Il colosso dell’e-commerce ottiene il permesso per consegnare direttamente i prodotti in vendita sul sito più famoso del mondo. Già multata per esercizio abusivo della professione tale scelta appare più un atto dovuto che una precisa strategia commerciale, anche se la partita è tutta aperta
di Alessandro Alongi
Dopo essere entrato nel marcato della distribuzione via internet di film, serie televisive e altri contenuti d’intrattenimento (facendo concorrenza a Netflix), dopo aver sperimentato il primo servizio di consegna della spesa a domicilio in meno di due ore (mettendo in crisi i supermercati) e dopo aver inaugurato i servizi di archiviazione dei dati online (entrando in competizione con le principali aziende di cloud computing) Jeff Bezos, patron di Amazon, non finisce di stupire.
La settimana scorsa il Ministero dello Sviluppo Economico ha inserito ufficialmente la società di e-commerce nell’elenco degli operatori postali, concedendo così disco verde alla consegna di pacchi, buste e, in generale, ogni prodotto sul territorio italiano.
Amazon Italia Logistica e Amazon Italia Trasport, le due controllate dell’azienda americana nella Penisola, sono state ufficialmente abilitate a far concorrenza a Poste Italiane e ai principali corrieri, quasi più per dovere che per piacere. Infatti entrambe le società erano già state multate questa estate dall’Autorità per le Garanzie nelle Comunicazioni per esercizio della professione di “postino” sine titulo.

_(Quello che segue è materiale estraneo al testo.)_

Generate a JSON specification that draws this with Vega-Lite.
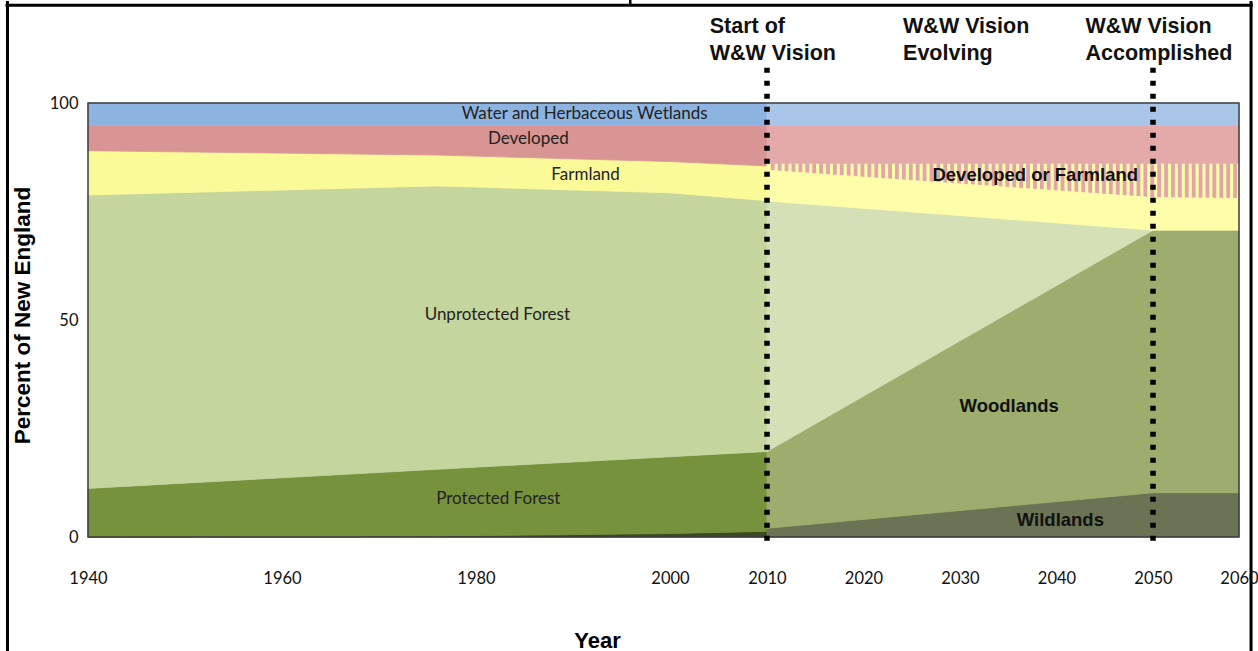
{
  "$schema": "https://vega.github.io/schema/vega-lite/v6.json",
  "width": 1151,
  "height": 434,
  "autosize": {"type": "none"},
  "padding": {"left": 88, "top": 103, "right": 19, "bottom": 114},
  "background": "white",
  "config": {"view": {"stroke": null}},
  "datasets": {
    "areas": [
      {"s": "Wildlands-h", "yr": 1940, "lo": 0, "hi": 0},
      {"s": "Wildlands-h", "yr": 1976, "lo": 0, "hi": 0.2},
      {"s": "Wildlands-h", "yr": 2000, "lo": 0, "hi": 0.8},
      {"s": "Wildlands-h", "yr": 2010, "lo": 0, "hi": 1.3},
      {"s": "Protected-h", "yr": 1940, "lo": 0, "hi": 11.2},
      {"s": "Protected-h", "yr": 1976, "lo": 0.2, "hi": 15.6},
      {"s": "Protected-h", "yr": 2000, "lo": 0.8, "hi": 18.5},
      {"s": "Protected-h", "yr": 2010, "lo": 1.3, "hi": 19.7},
      {"s": "Unprotected-h", "yr": 1940, "lo": 11.2, "hi": 78.8},
      {"s": "Unprotected-h", "yr": 1976, "lo": 15.6, "hi": 80.9},
      {"s": "Unprotected-h", "yr": 2000, "lo": 18.5, "hi": 79.3},
      {"s": "Unprotected-h", "yr": 2010, "lo": 19.7, "hi": 77.5},
      {"s": "Farmland-h", "yr": 1940, "lo": 78.8, "hi": 89.0},
      {"s": "Farmland-h", "yr": 1976, "lo": 80.9, "hi": 88.0},
      {"s": "Farmland-h", "yr": 2000, "lo": 79.3, "hi": 86.5},
      {"s": "Farmland-h", "yr": 2010, "lo": 77.5, "hi": 85.5},
      {"s": "Developed-h", "yr": 1940, "lo": 89.0, "hi": 94.9},
      {"s": "Developed-h", "yr": 1976, "lo": 88.0, "hi": 94.9},
      {"s": "Developed-h", "yr": 2000, "lo": 86.5, "hi": 94.9},
      {"s": "Developed-h", "yr": 2010, "lo": 85.5, "hi": 94.9},
      {"s": "Water-h", "yr": 1940, "lo": 94.9, "hi": 100},
      {"s": "Water-h", "yr": 2010, "lo": 94.9, "hi": 100},
      {"s": "Wildlands-f", "yr": 2010, "lo": 0, "hi": 2.0},
      {"s": "Wildlands-f", "yr": 2050, "lo": 0, "hi": 10.2},
      {"s": "Wildlands-f", "yr": 2060, "lo": 0, "hi": 10.2},
      {"s": "Woodlands-f", "yr": 2010, "lo": 2.0, "hi": 19.7},
      {"s": "Woodlands-f", "yr": 2050, "lo": 10.2, "hi": 70.7},
      {"s": "Woodlands-f", "yr": 2060, "lo": 10.2, "hi": 70.7},
      {"s": "Unprotected-f", "yr": 2010, "lo": 19.7, "hi": 77.4},
      {"s": "Unprotected-f", "yr": 2050, "lo": 70.7, "hi": 70.7},
      {"s": "Hatch-f", "yr": 2010, "lo": 84.5, "hi": 86.1},
      {"s": "Hatch-f", "yr": 2050, "lo": 78.2, "hi": 86.1},
      {"s": "Hatch-f", "yr": 2060, "lo": 78.0, "hi": 86.1},
      {"s": "Farmland-f", "yr": 2010, "lo": 77.4, "hi": 84.5},
      {"s": "Farmland-f", "yr": 2050, "lo": 70.7, "hi": 78.2},
      {"s": "Farmland-f", "yr": 2060, "lo": 70.7, "hi": 78.0},
      {"s": "Developed-f", "yr": 2010, "lo": 86.1, "hi": 94.9},
      {"s": "Developed-f", "yr": 2060, "lo": 86.1, "hi": 94.9},
      {"s": "Water-f", "yr": 2010, "lo": 94.9, "hi": 100},
      {"s": "Water-f", "yr": 2060, "lo": 94.9, "hi": 100}
    ],
    "labels": [
      {"t": "Water and Herbaceous Wetlands", "yr": 1991.2, "lo": 97.5, "k": "n"},
      {"t": "Developed", "yr": 1985.4, "lo": 91.7, "k": "n"},
      {"t": "Farmland", "yr": 1991.3, "lo": 83.4, "k": "n"},
      {"t": "Unprotected Forest", "yr": 1982.2, "lo": 51.2, "k": "n"},
      {"t": "Protected Forest", "yr": 1982.3, "lo": 8.8, "k": "n"},
      {"t": "Developed or Farmland", "yr": 2037.8, "lo": 83.4, "k": "b"},
      {"t": "Woodlands", "yr": 2035.1, "lo": 30.2, "k": "b"},
      {"t": "Wildlands", "yr": 2040.4, "lo": 3.9, "k": "b"},
      {"t": "Start of", "yr": 2004.1, "lo": 116.1, "k": "h"},
      {"t": "W&W Vision", "yr": 2004.1, "lo": 109.9, "k": "h"},
      {"t": "W&W Vision", "yr": 2024.1, "lo": 116.1, "k": "h"},
      {"t": "Evolving", "yr": 2024.1, "lo": 109.9, "k": "h"},
      {"t": "W&W Vision", "yr": 2043.0, "lo": 116.1, "k": "h"},
      {"t": "Accomplished", "yr": 2043.0, "lo": 109.9, "k": "h"}
    ],
    "events": [{"yr": 2010}, {"yr": 2050}],
    "one": [{"k": 1}]
  },
  "layer": [
    {
      "data": {"name": "areas"},
      "transform": [{"filter": "datum.s !== 'Farmland-f'"}],
      "mark": {"type": "area", "interpolate": "linear", "opacity": 1, "strokeWidth": 0.8},
      "encoding": {
        "x": {
          "field": "yr", "type": "quantitative",
          "scale": {"domain": [1940, 2010, 2050, 2060], "range": [0, 679, 1065, 1151], "nice": false, "zero": false},
          "axis": {
            "values": [1940, 1960, 1980, 2000, 2010, 2020, 2030, 2040, 2050, 2060],
            "format": "d", "title": "Year", "domain": false, "ticks": false, "tickSize": 0, "grid": false,
            "labelFont": "Lato", "labelFontSize": 16.5, "labelColor": "#111", "labelPadding": 41,
            "labelBaseline": "middle", "labelOverlap": false, "labelFlush": false, "labelBound": false,
            "titleFont": "Liberation Sans", "titleFontSize": 22, "titleFontWeight": "bold", "titleColor": "#000",
            "titleX": 509, "titleY": 110, "titleAlign": "center", "titleBaseline": "alphabetic"
          }
        },
        "y": {
          "field": "lo", "type": "quantitative",
          "scale": {"domain": [0, 100], "nice": false, "zero": false},
          "axis": {
            "values": [0, 50, 100], "title": "Percent of New England", "domain": false, "ticks": false, "tickSize": 0, "grid": false,
            "labelFont": "Lato", "labelFontSize": 16.5, "labelColor": "#111", "labelPadding": 10,
            "titleFont": "Liberation Sans", "titleFontSize": 22.5, "titleFontWeight": "bold", "titleColor": "#000",
            "titleX": -59, "titleY": 212, "titleAngle": -90, "titleAlign": "center", "titleBaseline": "alphabetic"
          }
        },
        "y2": {"field": "hi"},
        "color": {
          "field": "s", "type": "nominal", "legend": null,
          "scale": {
            "domain": ["Wildlands-h", "Protected-h", "Unprotected-h", "Farmland-h", "Developed-h", "Water-h", "Wildlands-f", "Woodlands-f", "Unprotected-f", "Hatch-f", "Farmland-f", "Developed-f", "Water-f"],
            "range": ["#3b4a22", "#77923c", "#c4d59d", "#fbfa99", "#d99594", "#8db3e1", "#6a7455", "#9cad6d", "#d4e0b6", "#fefdaa", "#fefdaa", "#e4aaaa", "#a9c5e8"]
          }
        },
        "stroke": {
          "field": "s", "type": "nominal", "legend": null,
          "scale": {
            "domain": ["Wildlands-h", "Protected-h", "Unprotected-h", "Farmland-h", "Developed-h", "Water-h", "Wildlands-f", "Woodlands-f", "Unprotected-f", "Hatch-f", "Farmland-f", "Developed-f", "Water-f"],
            "range": ["#3b4a22", "#77923c", "#c4d59d", "#fbfa99", "#d99594", "#8db3e1", "#6a7455", "#9cad6d", "#d4e0b6", "#fefdaa", "#fefdaa", "#e4aaaa", "#a9c5e8"]
          }
        }
      }
    },
    {
      "data": {"name": "one"},
      "mark": {"type": "rule", "color": "#e3a6a8", "strokeWidth": 35.15, "strokeDash": [3.8, 3.1], "strokeCap": "butt"},
      "encoding": {
        "x": {"datum": 2010.4, "type": "quantitative"},
        "x2": {"datum": 2060},
        "y": {"datum": 82.05, "type": "quantitative"}
      }
    },
    {
      "data": {"name": "areas"},
      "transform": [{"filter": "datum.s === 'Farmland-f'"}],
      "mark": {"type": "area", "interpolate": "linear", "opacity": 1, "strokeWidth": 0.8},
      "encoding": {
        "x": {"field": "yr", "type": "quantitative"},
        "y": {"field": "lo", "type": "quantitative"},
        "y2": {"field": "hi"},
        "color": {"field": "s", "type": "nominal", "legend": null},
        "stroke": {"field": "s", "type": "nominal", "legend": null}
      }
    },
    {
      "data": {"name": "labels"},
      "transform": [{"filter": "datum.k === 'n'"}],
      "mark": {"type": "text", "font": "Lato", "fontSize": 17, "color": "#222", "align": "center", "baseline": "middle"},
      "encoding": {
        "x": {"field": "yr", "type": "quantitative"},
        "y": {"field": "lo", "type": "quantitative"},
        "text": {"field": "t"}
      }
    },
    {
      "data": {"name": "labels"},
      "transform": [{"filter": "datum.k === 'b'"}],
      "mark": {"type": "text", "font": "Liberation Sans", "fontSize": 18.5, "fontWeight": "bold", "color": "#111", "align": "center", "baseline": "middle"},
      "encoding": {
        "x": {"field": "yr", "type": "quantitative"},
        "y": {"field": "lo", "type": "quantitative"},
        "text": {"field": "t"}
      }
    },
    {
      "data": {"name": "labels"},
      "transform": [{"filter": "datum.k === 'h'"}],
      "mark": {"type": "text", "font": "Liberation Sans", "fontSize": 21.5, "fontWeight": "bold", "color": "#111", "align": "left", "baseline": "alphabetic"},
      "encoding": {
        "x": {"field": "yr", "type": "quantitative"},
        "y": {"field": "lo", "type": "quantitative"},
        "text": {"field": "t"}
      }
    },
    {
      "data": {"name": "one"},
      "mark": {"type": "rect", "filled": false, "stroke": "#3c3c3c", "strokeWidth": 1.5},
      "encoding": {
        "x": {"datum": 1940, "type": "quantitative"},
        "x2": {"datum": 2060},
        "y": {"datum": 0, "type": "quantitative"},
        "y2": {"datum": 100}
      }
    },
    {
      "data": {"name": "events"},
      "mark": {"type": "rule", "color": "#000", "strokeWidth": 5.5, "strokeDash": [5, 8], "strokeCap": "butt"},
      "encoding": {
        "x": {"field": "yr", "type": "quantitative"},
        "y": {"datum": 108.1, "type": "quantitative"},
        "y2": {"datum": -2.6}
      }
    },
    {
      "data": {"name": "one"},
      "mark": {"type": "rule", "color": "#000", "strokeWidth": 3},
      "encoding": {
        "x": {"datum": 1931.7, "type": "quantitative"},
        "y": {"datum": 123.5, "type": "quantitative"},
        "y2": {"datum": -30}
      }
    },
    {
      "data": {"name": "one"},
      "mark": {"type": "rule", "color": "#000", "strokeWidth": 3},
      "encoding": {
        "x": {"datum": 2061.4, "type": "quantitative"},
        "y": {"datum": 123.5, "type": "quantitative"},
        "y2": {"datum": -30}
      }
    },
    {
      "data": {"name": "one"},
      "mark": {"type": "rule", "color": "#000", "strokeWidth": 3},
      "encoding": {
        "x": {"datum": 1931.5, "type": "quantitative"},
        "x2": {"datum": 2061.6},
        "y": {"datum": 122.5, "type": "quantitative"}
      }
    },
    {
      "data": {"name": "one"},
      "mark": {"type": "rule", "color": "#000", "strokeWidth": 2.5},
      "encoding": {
        "x": {"datum": 1995.9, "type": "quantitative"},
        "y": {"datum": 125, "type": "quantitative"},
        "y2": {"datum": 122.5}
      }
    }
  ]
}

In particolare, l’istruttoria condotta dagli uomini di Marcello Cardani, avevano messo in luce come Amazon svolgesse direttamente il servizio di consegna (attraverso società controllate) di prodotti offerti dai venditori e recapitati ai clienti finali, nonché il servizio di recapito presso gli armadietti automatizzati (c.d. locker), in barba a tutte le condizioni che regolano il servizio postale.
Le società che svolgono tale attività, infatti, sono tenute al rispetto di vari obblighi, tra i quali l’essere in regola con le disposizioni in materia di condizioni di lavoro previste dalla legislazione nazionale e dalle contrattazioni collettive di lavoro di riferimento vigenti nel settore postale, l’essere in regola con gli obblighi contributivi per il personale dipendente impiegato e l’adozione della carta dei servizi nei confronti degli utenti. Nulla di tutto ciò per i fattorini della società di Seattle che, però, è stata posta con le spalle al muro e costretta ad adeguarsi alla legislazione nazionale italiana. Gli analisti propendono più a considerare la richiesta di iscrizione al registro degli Operatori postali un “dovere” più che una scelta commerciale ben precisa.
Infatti il gigante americano ha appena sottoscritto un accordo triennale con Poste Italiane per la consegna dei propri prodotti, segno che l’intenzione di scendere in campo in prima persona è ancora lontana. Ma non lontanissima.
Una flotta di 40 aerei, migliaia di cassette postali e altrettanti camion sono già pronti a gestire le eventuali criticità che dovessero presentarsi (memori del blackout delle consegne del Natale 2013 ad opera di Ups, in panne per l’elevato numero di consegne, cosa che costrinse Amazon a rimborsare centinaia di migliaia di clienti in attesa dei regali natalizi e a offrire loro 20 dollari per il disagio). Una bocca di fuoco in standby che, già adesso, grazie a più di 200 centri logistici coast to coast, mettono nelle condizioni l’azienda di e-commerce di essere sostanzialmente autonoma nel campo dei recapiti postali. In America le consegne targate Amazon sono già potenzialmente pronte per partire, un carrarmato con i cingoli di gomma al momento posteggiato in una piazzola di sosta ma con i motori accesi, segno che tale modello di business potrà varcare in qualsiasi momento le Colonne d’Ercole ed entrare in Europa, cosa che creerà qualche grattacapo ai tradizionali protagonisti delle consegne.